Provided data |
──────────────────────────────

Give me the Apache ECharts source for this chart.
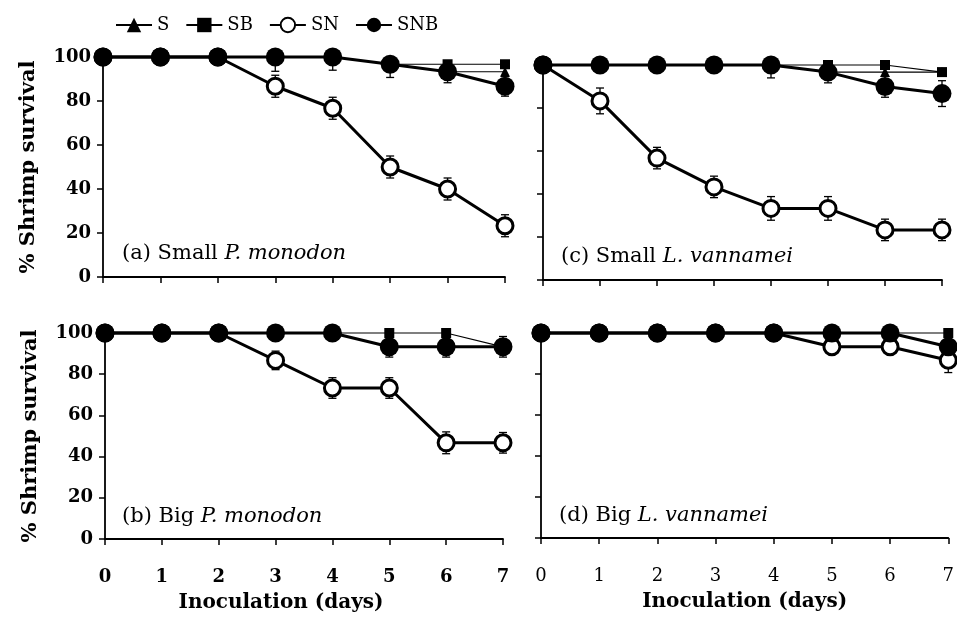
<!DOCTYPE html>
<html>
<head>
<meta charset="utf-8">
<script src="https://cdn.jsdelivr.net/npm/echarts@6/dist/echarts.min.js"></script>
<style>html,body{margin:0;padding:0;background:#fff}#c{width:957px;height:621px}</style>
</head>
<body>
<div id="c"></div>
<script>
// ---- data ----
const days = [0, 1, 2, 3, 4, 5, 6, 7];
const yTicks = [0, 20, 40, 60, 80, 100];
const seriesNames = ['S', 'SB', 'SN', 'SNB'];

// (a) Small P. monodon
const aS   = [100, 100, 100, 100, 100, 96.7, 93.3, 93.3];
const aSB  = [100, 100, 100, 100, 100, 96.7, 96.7, 96.7];
const aSN  = [100, 100, 100, 86.7, 76.7, 50, 40, 23.3];
const aSNB = [100, 100, 100, 100, 100, 96.7, 93.3, 86.7];
const aErrSN  = [0, 0, 0, 5, 5, 5, 5, 5];
const aErrSNB = [0, 0, 0, 6.5, 6, 6, 5, 4.5];

// (c) Small L. vannamei
const cS   = [100, 100, 100, 100, 100, 96.7, 96.7, 96.7];
const cSB  = [100, 100, 100, 100, 100, 100, 100, 96.7];
const cSN  = [100, 83.3, 56.7, 43.3, 33.3, 33.3, 23.3, 23.3];
const cSNB = [100, 100, 100, 100, 100, 96.7, 90, 86.7];
const cErrSN  = [0, 6, 5, 5, 5.5, 5.5, 5, 5];
const cErrSNB = [0, 0, 0, 0, 6, 5, 5, 6];

// (b) Big P. monodon
const bS   = [100, 100, 100, 100, 100, 93.3, 93.3, 93.3];
const bSB  = [100, 100, 100, 100, 100, 100, 100, 93.3];
const bSN  = [100, 100, 100, 86.7, 73.3, 73.3, 46.7, 46.7];
const bSNB = [100, 100, 100, 100, 100, 93.3, 93.3, 93.3];
const bErrSN  = [0, 0, 0, 4.5, 5, 5, 5.3, 5];
const bErrSNB = [0, 0, 0, 0, 0, 5, 5, 5];

// (d) Big L. vannamei
const dS   = [100, 100, 100, 100, 100, 100, 100, 93.3];
const dSB  = [100, 100, 100, 100, 100, 100, 100, 100];
const dSN  = [100, 100, 100, 100, 100, 93.3, 93.3, 86.7];
const dSNB = [100, 100, 100, 100, 100, 100, 100, 93.3];
const dErrSN  = [0, 0, 0, 0, 0, 0, 0, 6];
const dErrSNB = [0, 0, 0, 0, 0, 0, 0, 0];

const panelLabels = [
  ['(a) Small ', 'P. monodon'],
  ['(c) Small ', 'L. vannamei'],
  ['(b) Big ', 'P. monodon'],
  ['(d) Big ', 'L. vannamei']
];
const yTitle = '% Shrimp survival';
const xTitle = 'Inoculation (days)';

// ---- chart ----
const FONT = 'DejaVu Serif';
const chart = echarts.init(document.getElementById('c'));

const grids = [
  { left: 103, top: 57, width: 402, height: 220 },
  { left: 543, top: 65, width: 399, height: 215 },
  { left: 105, top: 333, width: 398, height: 206 },
  { left: 541, top: 333, width: 412, height: 205 }
];
const panels = [
  [aS, aSB, aSN, aSNB, aErrSN, aErrSNB],
  [cS, cSB, cSN, cSNB, cErrSN, cErrSNB],
  [bS, bSB, bSN, bSNB, bErrSN, bErrSNB],
  [dS, dSB, dSN, dSNB, dErrSN, dErrSNB]
];

const axisLineStyle = { color: '#000', width: 1.8 };

const xAxes = grids.map((g, i) => ({
  gridIndex: i, type: 'value', min: days[0], max: days[days.length - 1], interval: 1,
  axisLine: { show: true, onZero: false, lineStyle: axisLineStyle },
  axisTick: { show: true, length: 6, inside: false, lineStyle: { color: '#000', width: 1.5 } },
  splitLine: { show: false },
  axisLabel: {
    show: i >= 2, margin: 29, color: '#000', fontFamily: FONT, fontSize: 18,
    fontWeight: i === 2 ? 'bold' : 'normal'
  },
  name: i >= 2 ? xTitle : '', nameLocation: 'middle', nameGap: 54,
  nameTextStyle: {
    color: '#000', fontFamily: FONT, fontSize: 20, fontWeight: 'bold',
    padding: i === 2 ? [0, 46, 0, 0] : [0, 0, 0, 0]
  }
}));

const yAxes = grids.map((g, i) => ({
  gridIndex: i, type: 'value', min: yTicks[0], max: yTicks[yTicks.length - 1], interval: 20,
  axisLine: { show: true, onZero: false, lineStyle: axisLineStyle },
  axisTick: { show: true, length: 6, inside: false, lineStyle: { color: '#000', width: 1.5 } },
  splitLine: { show: false },
  axisLabel: {
    show: i % 2 === 0, margin: 12, color: '#000', fontFamily: FONT, fontSize: 18, fontWeight: 'bold'
  },
  name: i % 2 === 0 ? yTitle : '', nameLocation: 'middle', nameGap: 64,
  nameTextStyle: { color: '#000', fontFamily: FONT, fontSize: 21, fontWeight: 'bold' }
}));

const styles = {
  S:   { symbol: 'triangle', symbolSize: 10, lineWidth: 1.2, itemStyle: { color: '#000' } },
  SB:  { symbol: 'rect', symbolSize: 10, lineWidth: 1.2, itemStyle: { color: '#000' } },
  SN:  { symbol: 'circle', symbolSize: 16, lineWidth: 3, itemStyle: { color: '#fff', borderColor: '#000', borderWidth: 3 } },
  SNB: { symbol: 'circle', symbolSize: 19, lineWidth: 3, itemStyle: { color: '#000', borderColor: '#000', borderWidth: 0 } }
};

function renderErr(params, api) {
  const x = api.value(0), v = api.value(1), e = api.value(2);
  if (!e) return null;
  const lo = api.coord([x, v - e]);
  const hi = api.coord([x, Math.min(100, v + e)]);
  const cap = 4;
  const st = { stroke: '#000', lineWidth: 1.3 };
  return {
    type: 'group',
    children: [
      { type: 'line', shape: { x1: lo[0], y1: lo[1], x2: hi[0], y2: hi[1] }, style: st },
      { type: 'line', shape: { x1: lo[0] - cap, y1: lo[1], x2: lo[0] + cap, y2: lo[1] }, style: st },
      { type: 'line', shape: { x1: hi[0] - cap, y1: hi[1], x2: hi[0] + cap, y2: hi[1] }, style: st }
    ]
  };
}

const series = [];
panels.forEach((p, gi) => {
  // error bars (behind markers)
  [[p[2], p[4], 'errSN'], [p[3], p[5], 'errSNB']].forEach(([vals, errs, nm]) => {
    series.push({
      type: 'custom', name: nm + gi, xAxisIndex: gi, yAxisIndex: gi, z: 1,
      renderItem: renderErr, encode: { x: 0, y: 1 },
      data: days.map((d, k) => [d, vals[k], errs[k]])
    });
  });
  seriesNames.forEach((nm, si) => {
    const s = styles[nm];
    series.push({
      type: 'line', name: nm, xAxisIndex: gi, yAxisIndex: gi, z: 2 + si,
      symbol: s.symbol, symbolSize: s.symbolSize, showAllSymbol: true,
      lineStyle: { color: '#000', width: s.lineWidth },
      itemStyle: s.itemStyle,
      emphasis: { disabled: true }, animation: false, clip: false,
      data: days.map((d, k) => [d, p[si][k]])
    });
  });
});

const titlePos = [
  { left: 122, top: 243 },
  { left: 561, top: 246 },
  { left: 122, top: 506 },
  { left: 559, top: 505 }
];
const titles = panelLabels.map((lb, i) => ({
  left: titlePos[i].left, top: titlePos[i].top, padding: 0,
  text: '{n|' + lb[0] + '}{i|' + lb[1] + '}',
  textStyle: {
    rich: {
      n: { fontFamily: FONT, fontSize: 21, color: '#000', fontWeight: 'normal' },
      i: { fontFamily: FONT, fontSize: 21, color: '#000', fontStyle: 'italic', fontWeight: 'normal' }
    }
  }
}));

const legendSymbolSize = { S: 10, SB: 10, SN: 14, SNB: 16 };

chart.setOption({
  animation: false,
  backgroundColor: '#fff',
  title: titles,
  legend: {
    data: seriesNames.map(n => ({ name: n, itemStyle: { } })),
    left: 110, top: 11, itemWidth: 36, itemHeight: 18, itemGap: 16,
    textStyle: { fontFamily: FONT, fontSize: 18, color: '#000' }
  },
  grid: grids,
  xAxis: xAxes,
  yAxis: yAxes,
  series: series
});
</script>
</body>
</html>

──────────────────────────────

What is expected | Quote, exactly and only, the lines from the first line of the data above through the line containing "const cErrSNB = [0, 0, 0, 0, 6, 5, 5, 6];". The pictures do not belong in it.

Output for this exercise |
Give me the Apache ECharts source for this chart.
<!DOCTYPE html>
<html>
<head>
<meta charset="utf-8">
<script src="https://cdn.jsdelivr.net/npm/echarts@6/dist/echarts.min.js"></script>
<style>html,body{margin:0;padding:0;background:#fff}#c{width:957px;height:621px}</style>
</head>
<body>
<div id="c"></div>
<script>
// ---- data ----
const days = [0, 1, 2, 3, 4, 5, 6, 7];
const yTicks = [0, 20, 40, 60, 80, 100];
const seriesNames = ['S', 'SB', 'SN', 'SNB'];

// (a) Small P. monodon
const aS   = [100, 100, 100, 100, 100, 96.7, 93.3, 93.3];
const aSB  = [100, 100, 100, 100, 100, 96.7, 96.7, 96.7];
const aSN  = [100, 100, 100, 86.7, 76.7, 50, 40, 23.3];
const aSNB = [100, 100, 100, 100, 100, 96.7, 93.3, 86.7];
const aErrSN  = [0, 0, 0, 5, 5, 5, 5, 5];
const aErrSNB = [0, 0, 0, 6.5, 6, 6, 5, 4.5];

// (c) Small L. vannamei
const cS   = [100, 100, 100, 100, 100, 96.7, 96.7, 96.7];
const cSB  = [100, 100, 100, 100, 100, 100, 100, 96.7];
const cSN  = [100, 83.3, 56.7, 43.3, 33.3, 33.3, 23.3, 23.3];
const cSNB = [100, 100, 100, 100, 100, 96.7, 90, 86.7];
const cErrSN  = [0, 6, 5, 5, 5.5, 5.5, 5, 5];
const cErrSNB = [0, 0, 0, 0, 6, 5, 5, 6];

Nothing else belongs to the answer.